Die Notwendigkeit von Dichtheitsprüfungen von Abwasserrohren wird von der Piratenfraktion daher nicht generell in Frage gestellt. Allerdings muss die tatsächliche Verschmutzungsgefahr bzw. Trinkwassergefährdung durch häusliche Abwässer belegt werden. Dementgegen sind Industrieabwässer und diverse landwirtschaftliche Tätigkeiten (Gülle) um einiges schädlicher für Böden, Grundstücke und das Grundwasser und sollten daher vorrangig kontrolliert und bearbeitet werden.
Dichtheitsprüfungen von privaten Abwasserleitungen sind nach dem jetzigen Gesetz in festgelegten Abständen vorgeschrieben.
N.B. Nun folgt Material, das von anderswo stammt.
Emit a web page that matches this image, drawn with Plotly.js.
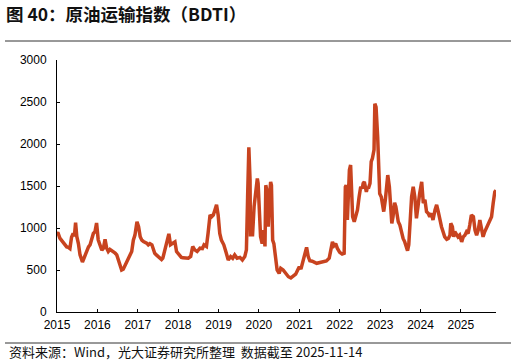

Offenbar haben sich nicht alle Kommunen und die privaten Hauseigentümer an diese Vorschrift gehalten. Grund dafür: der Aufwand steht oft in keinem Verhältnis zum Nutzen und ein effektiver Gewässerschutz ist auch durch andere Maßnahmen durchführbar. Es bleibt die Frage offen: Wie viel Schmutzwasser kommt in die öffentliche Kanalisation und kommt dies vorwiegend von privaten Abwasserrohren oder von den öffentlichen?
Diese Frage muss beantwortet werden, damit nicht Schäden der öffentlichen Abwasserkanalisation auf private Haus- und Wohnungsbesitzer abgewälzt werden. Die Piratenfraktion zweifelt immer noch die Verfassungsmäßigkeit der Dichtheitsprüfung
an, weil die Verhältnismäßigkeit der geplanten Maßnahmen nicht gewahrt wird. Für uns folgt daraus: wenn die Landesregierung tatsächlich die zwangsweise Dichtheitsprüfung von privaten Abwasserkanälen durchsetzt, überlegen wir, eine Normenkontrollklage durchführen zu lassen.